Is the bailout really welfare?

I spent five years working with poverty law advocates and analysts, and it is with those eyes that I’m viewing the proposed $700B bailout of Wall Street. There’s an obvious point to be made here that maybe finally the bootstrappin’ free-marketers finally might develop some empathy for the deadbeat moms and learn that everyone is vulnerable and occasionally needs a helping hand.
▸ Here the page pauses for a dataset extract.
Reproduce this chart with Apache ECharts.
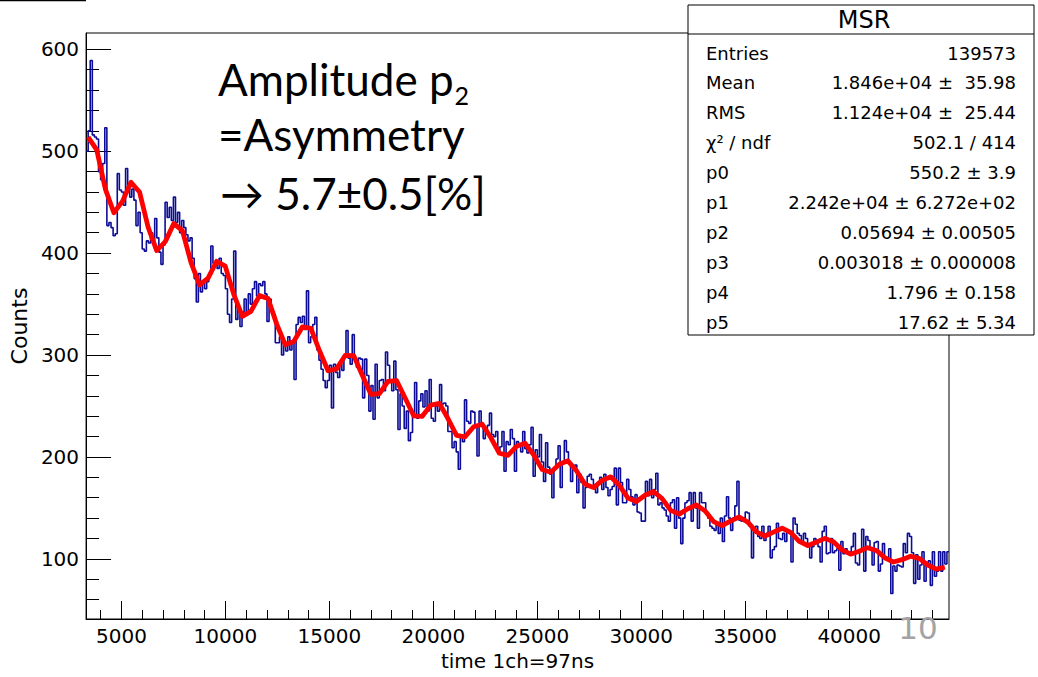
<!DOCTYPE html>
<html>
<head>
<meta charset="utf-8">
<script src="https://cdn.jsdelivr.net/npm/echarts@6/dist/echarts.min.js"></script>
<style>
html,body{margin:0;padding:0;background:#fff;}
#chart{width:1038px;height:677px;}
</style>
</head>
<body>
<div id="chart"></div>
<script>
// ---- data ----
const BIN_LO = 3300;      // lower edge of first bin
const BIN_WIDTH = 100;    // bin width
const COUNTS = [
500,520,589,516,514,512,480,472,488,523,
427,430,425,417,419,478,462,460,447,483,
465,455,463,452,427,440,420,404,402,412,
410,420,412,434,415,401,389,408,450,435,
445,432,455,430,440,420,432,425,418,412,
415,395,375,352,380,362,372,365,372,380,
407,390,392,385,395,380,378,365,340,332,
355,402,335,345,328,342,355,340,360,350,
365,372,358,370,
368,372,360,333,355,345,340,312,312,318,
300,310,304,318,305,312,276,330,337,332,
338,325,363,312,318,330,337,305,295,286,
275,268,275,290,248,291,283,278,291,285,
300,324,297,291,320,297,288,297,296,258,
296,280,245,270,237,291,258,275,276,265,
303,290,275,265,294,266,227,262,250,228,
245,216,224,240,273,238,255,262,249,265,
245,
276,238,235,250,245,271,252,253,250,225,
225,209,215,205,188,220,215,256,235,233,
245,244,230,201,245,230,218,226,231,243,
222,220,225,205,210,225,186,215,212,227,
218,186,215,212,205,225,208,204,212,229,
181,207,200,222,195,176,214,190,183,160,
189,198,211,170,195,216,205,195,176,188,
192,165,183,175,150,170,181,183,178,170,
165,175,180,
168,183,170,162,168,171,189,153,189,175,
155,155,178,168,161,153,163,146,145,137,
137,176,162,178,160,168,184,153,155,150,
148,142,137,155,158,130,160,140,115,140,
155,157,165,137,165,150,130,165,155,155,
145,140,132,130,128,135,125,140,117,142,
161,140,128,140,152,176,138,137,140,146,
145,132,101,130,132,122,120,132,118,125,
132,
101,109,112,135,120,119,125,117,128,125,
97,140,134,125,123,115,125,120,113,101,
112,120,118,112,97,127,132,105,106,120,
106,108,110,89,117,105,110,105,107,112,
125,96,94,107,129,88,122,118,110,94,
116,117,88,95,115,100,101,110,66,93,
88,94,93,92,115,106,125,122,106,76,
104,80,94,107,78,93,98,74,107,83,
88,107,88,107,95,107
];

const FIT_T0 = 3400;   // first point of fit curve
const FIT_DT = 412;    // spacing of fit curve points
const FIT_VALUES = [
513.9,501.4,463.1,439.6,450.8,469.5,460.0,425.4,402.5,411.3,
429.0,422.0,391.0,368.8,375.4,392.0,387.2,359.5,338.0,342.9,
358.3,355.4,330.6,310.1,313.3,327.6,326.2,304.2,284.6,286.4,
299.6,299.4,280.1,261.5,262.1,274.1,275.0,257.9,240.4,239.9,
250.9,252.6,237.7,221.2,219.8,229.7,232.1,219.1,203.6,201.6,
210.4,213.4,202.1,187.7,185.0,192.9,196.2,186.5,173.1,170.0,
177.0,180.5,172.2,159.8,156.3,162.4,166.1,159.1,147.6,143.9,
149.2,153.0,147.1,136.6,132.6,137.3,141.1,136.1,126.5,122.4,
126.3,130.1,126.0,117.2,113.1,116.4,120.1,116.8,108.8,104.6,
107.4,111.0,108.3,101.1,96.9,99.2,102.6,100.5,94.0,89.9,
91.8
];

const X_MIN = 3300, X_MAX = 44800;
const Y_MIN = 41, Y_MAX = 616;
const X_TICKS = [5000,10000,15000,20000,25000,30000,35000,40000];
const X_MINOR = [4000,6000,7000,8000,9000,11000,12000,13000,14000,16000,17000,18000,19000,21000,22000,23000,24000,26000,27000,28000,29000,31000,32000,33000,34000,36000,37000,38000,39000,41000,42000,43000,44000];
const Y_TICKS = [100,200,300,400,500,600];
const Y_MINOR = [60,80,120,140,160,180,220,240,260,280,320,340,360,380,420,440,460,480,520,540,560,580];

const STATS_TITLE = 'MSR';
const STATS_NAMES = ['Entries','Mean','RMS','\u03c7\u00b2 / ndf','p0','p1','p2','p3','p4','p5'];
const STATS_VALUES = ['139573','1.846e+04 \u00b1\u00a0 35.98','1.124e+04 \u00b1\u00a0 25.44','502.1 / 414','550.2 \u00b1 3.9','2.242e+04 \u00b1 6.272e+02','0.05694 \u00b1 0.00505','0.003018 \u00b1 0.000008','1.796 \u00b1 0.158','17.62 \u00b1 5.34'];

const X_TITLE = 'time 1ch=97ns';
const Y_TITLE = 'Counts';
const NOTE_LINE1 = 'Amplitude p';
const NOTE_SUB = '2';
const NOTE_LINE2 = '=Asymmetry';
const NOTE_LINE3 = '\u2192 5.7\u00b10.5[%]';
const PAGE_NO = '10';

// ---- build ----
const histData = COUNTS.map((v, i) => [BIN_LO + i * BIN_WIDTH, v]);
histData.push([BIN_LO + COUNTS.length * BIN_WIDTH, COUNTS[COUNTS.length - 1]]);
const fitData = FIT_VALUES.map((v, k) => [FIT_T0 + k * FIT_DT, v]);

const ROOT_FONT = '"DejaVu Sans", "Liberation Sans", sans-serif';
const NOTE_FONT = 'Lato, "Open Sans", sans-serif';

// measure width of first note line to place subscript
const mc = document.createElement('canvas').getContext('2d');
mc.font = '44px Lato';
const noteW = mc.measureText(NOTE_LINE1).width;

const chart = echarts.init(document.getElementById('chart'), null, {renderer: 'svg'});

const statsEls = [];
const BOX = {x: 688, y: 5, w: 346, h: 330};
statsEls.push({type: 'rect', shape: {x: BOX.x, y: BOX.y, width: BOX.w, height: BOX.h},
  style: {fill: '#fff', stroke: '#000', lineWidth: 1}, z: 100});
statsEls.push({type: 'line', shape: {x1: BOX.x, y1: 34, x2: BOX.x + BOX.w, y2: 34},
  style: {stroke: '#000', lineWidth: 1}, z: 101});
statsEls.push({type: 'text', x: BOX.x + BOX.w / 2 + 3, y: 20, z: 101,
  style: {text: STATS_TITLE, font: '24px ' + ROOT_FONT, fill: '#000', align: 'center', verticalAlign: 'middle'}});
STATS_NAMES.forEach((n, i) => {
  const yy = 53 + i * 29.9;
  statsEls.push({type: 'text', x: 706, y: yy, z: 101,
    style: {text: n, font: '18px ' + ROOT_FONT, fill: '#000', align: 'left', verticalAlign: 'middle'}});
  statsEls.push({type: 'text', x: 1016, y: yy, z: 101,
    style: {text: STATS_VALUES[i], font: '18px ' + ROOT_FONT, fill: '#000', align: 'right', verticalAlign: 'middle'}});
});

const plain = v => String(v);

const option = {
  animation: false,
  backgroundColor: '#fff',
  grid: {left: 86, top: 33, width: 863, height: 586, show: true, borderColor: '#000', borderWidth: 1, backgroundColor: 'transparent'},
  xAxis: [{
    type: 'value', min: X_MIN, max: X_MAX, position: 'bottom',
    name: X_TITLE, nameLocation: 'middle', nameGap: 30,
    nameTextStyle: {fontFamily: ROOT_FONT, fontSize: 20, color: '#000'},
    axisLine: {show: true, lineStyle: {color: '#000', width: 1}},
    axisTick: {show: true, inside: true, length: 18, customValues: X_TICKS, lineStyle: {color: '#000', width: 1}},
    axisLabel: {show: true, customValues: X_TICKS, formatter: plain, margin: 7, fontFamily: ROOT_FONT, fontSize: 20, color: '#000'},
    splitLine: {show: false}
  }, {
    type: 'value', min: X_MIN, max: X_MAX, position: 'bottom', gridIndex: 0,
    axisLine: {show: false},
    axisTick: {show: true, inside: true, length: 9, customValues: X_MINOR, lineStyle: {color: '#000', width: 1}},
    axisLabel: {show: false},
    splitLine: {show: false}
  }],
  yAxis: [{
    type: 'value', min: Y_MIN, max: Y_MAX, position: 'left',
    name: Y_TITLE, nameLocation: 'middle', nameGap: 51, nameRotate: 90,
    nameTextStyle: {fontFamily: ROOT_FONT, fontSize: 22, color: '#000'},
    axisLine: {show: true, lineStyle: {color: '#000', width: 1}},
    axisTick: {show: true, inside: true, length: 25, customValues: Y_TICKS, lineStyle: {color: '#000', width: 1}},
    axisLabel: {show: true, customValues: Y_TICKS, formatter: plain, margin: 7, fontFamily: ROOT_FONT, fontSize: 20, color: '#000'},
    splitLine: {show: false}
  }, {
    type: 'value', min: Y_MIN, max: Y_MAX, position: 'left', offset: 0, gridIndex: 0,
    axisLine: {show: false},
    axisTick: {show: true, inside: true, length: 13, customValues: Y_MINOR, lineStyle: {color: '#000', width: 1}},
    axisLabel: {show: false},
    splitLine: {show: false}
  }],
  series: [{
    type: 'line', name: 'MSR', data: histData, step: 'end', symbol: 'none',
    xAxisIndex: 0, yAxisIndex: 0, clip: true,
    lineStyle: {color: '#0c0c96', width: 1.6}, z: 2
  }, {
    type: 'line', name: 'fit', data: fitData, symbol: 'none', smooth: false,
    xAxisIndex: 0, yAxisIndex: 0, clip: true,
    lineStyle: {color: '#ff0000', width: 4.8, join: 'round'}, z: 3
  }],
  graphic: [
    {type: 'line', shape: {x1: 0, y1: 0.5, x2: 86, y2: 0.5}, style: {stroke: '#000', lineWidth: 1.5}, z: 50},
    {type: 'text', x: 218, y: 79, z: 60,
      style: {text: NOTE_LINE1, font: '44px ' + NOTE_FONT, fill: '#000', align: 'left', verticalAlign: 'middle'}},
    {type: 'text', x: 218 + noteW + 1, y: 95, z: 60,
      style: {text: NOTE_SUB, font: '25px ' + NOTE_FONT, fill: '#000', align: 'left', verticalAlign: 'middle'}},
    {type: 'text', x: 218, y: 134, z: 60,
      style: {text: NOTE_LINE2, font: '44px ' + NOTE_FONT, fill: '#000', align: 'left', verticalAlign: 'middle'}},
    {type: 'text', x: 220, y: 193, z: 60,
      style: {text: NOTE_LINE3, font: '44px ' + NOTE_FONT, fill: '#000', align: 'left', verticalAlign: 'middle'}},
    {type: 'text', x: 918, y: 628, z: 60,
      style: {text: PAGE_NO, font: '31px ' + ROOT_FONT, fill: '#a3a3a3', align: 'center', verticalAlign: 'middle'}},
    {type: 'group', children: statsEls, z: 100}
  ]
};
chart.setOption(option);
</script>
</body>
</html>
But I also take note of liberal demands that banks and their executives should not profit from taxpayer largesse. This is understandable and morally defensible. But there’s a funny parallel between their claims and the argument that’s been advanced by conservatives for the myriad punitive clauses in welfare — dozens of rules to prevent benefit recipients from “defrauding” the American public. Advocates for the poor have rightly pointed out that these clauses provide negative incentives for people to work, and sometimes so rigidly curtail allowed activities that people can’t find their way out of poverty. As a pragmatic, not a moral, matter, I wonder if the same analysis applies to efforts to cap the banking industry’s forward-looking profits.

Seems to me like the argument being advanced for expensive corporate welfare opens up some new possible discussions around the much cheaper and more down-to-earth family welfare programs. Maybe both sides of that debate can have a little more empathy for each others’ positions now that the tables have turned somewhat.